It could easily have been two wins in South Africa but I’ll take it on the chin and move on, writes Robin Dawson.
It’s a serious juggling act combining international golf with a degree course but in my final year at Maynooth University, I think I’ve just about got the balance right.
I’ve been a senior international for the last three years since I moved out of boys’ golf, and I’m in my third year doing Equine Business. It’s something I’ve been interested in for a long time, in the blood almost. My dad and my uncles have a big interest in racing and I get a lot of enjoyment out of it and love the thoroughbred side of racing, it’s brilliant.
And aside from the degree, I’m delighted to receive a Paddy Harrington Scholarship. It was one of the big reasons why I went to Maynooth because my course and my golf development are both taken care of, they complement each other.
This summer, with my final exams out of the way, it will be full-time golf once again. Not that I’ve ignored my game during the academic year — it’s been pretty full on.
In Arizona over the New Year, Stuart Grehan and myself played in the Patriot All-American tournament, which was a really good event and a great experience. The organisers brought us to Luke Air Force Base which was nearby and that was cool to see how the US military works.
Barry Fennelly, the golf manager at Maynooth University, organised it for us and it was my third year there on a really tough golf course. I had to go back to a couple of exams unfortunately but then Maynooth brought us to Quinta de Lago on the Algarve for a week’s practice in warm weather, which suited us because after a couple of days back at university we went down to South Africa and it was really helpful to have got some winter preparation in good conditions beforehand.
It paid dividends as well, because I had two strong weeks down there, with runner-up finishes at both the South African Amateur and the Cape Province Open and I think the reason I did so well was that due to that week in Portugal.
It could easily have been two wins but things didn’t go my way but I’ll take it on the chin and move on. It’s nice to be in contention, up there competing. I really enjoy that element of it. In the Cape Province Open, Garrick Higgo, a South African lad, got a really good chip-in at the fourth extra hole and fair play to him for that but maybe the next time it will go my way.
It’s a good job I enjoy the travelling because golf at this level requires a lot of it. I could sleep anywhere, on the floor, or in the car, so I’m very comfortable with all the elements of travelling and it’s great getting to see all the different places. South Africa was so cool. The scenery is unbelievable and the food was spectacular. I’m really enjoying what I’m doing.
There’s a lot more travelling ahead of me this year with the Lytham Trophy, St Andrews Links, the Brabazon, British Amateur, European Individual, the European Men’s, Home Internationals, and the West of Ireland as well.

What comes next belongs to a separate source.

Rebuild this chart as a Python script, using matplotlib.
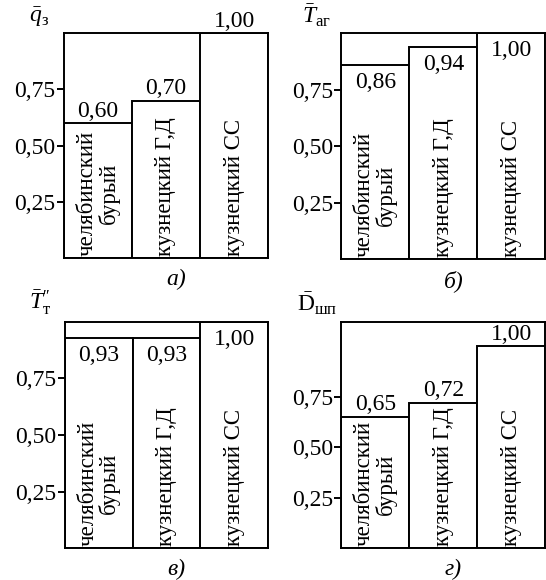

It’s an incredibly busy 2017 schedule. There’s also the R&A Bursar’s tournament and if you win that, you get on the Palmer Cup team, so that’s another big one to look forward to. It’s on at Atlanta Athletic Club this year so that would be a great team to be on. And at the end of the year is what everyone strives for — the Walker Cup. That would be really nice to be involved in but over the years I’ve seen a lot of players’ performances disimprove because of the pressure of wanting to get on that team, so I’m going to try and not think about that too much. I like to go with the flow, do my own thing, go through my normal routines before each round and go and play. That’s all I can worry about, reflect on my round and try and improve for the next one. That’s it really, if you think about it too much, you’re in trouble.
There wasn’t too much to think about at Carton House the other day when a few of the guys were invited to do a photo shoot for Under Armour. The GUI have done a great deal with them to supply the Ireland teams with our gear and uniforms. The shoot was good fun, with myself, Alex Gleeson, Kevin LeBlanc, and our national coach Neil Manchip. Gleeson is the biggest poser without a doubt but I don’t think he’d agree with that! There’s no catwalk models amongst us, that’s for sure.
It’s back to competitive golf this week. I’m moving on to the Spanish International Amateur Championship, which starts tomorrow at El Saler near Valencia.
It’s going to be a really nice tournament with a really strong field and it should be a good one. We’re such a closely bunched group of players now, everyone is playing well and it’s usually just down to one or two putts here or there that make the difference.
It was nice to get close in those two weeks in South Africa and maybe things will go my way here in Spain.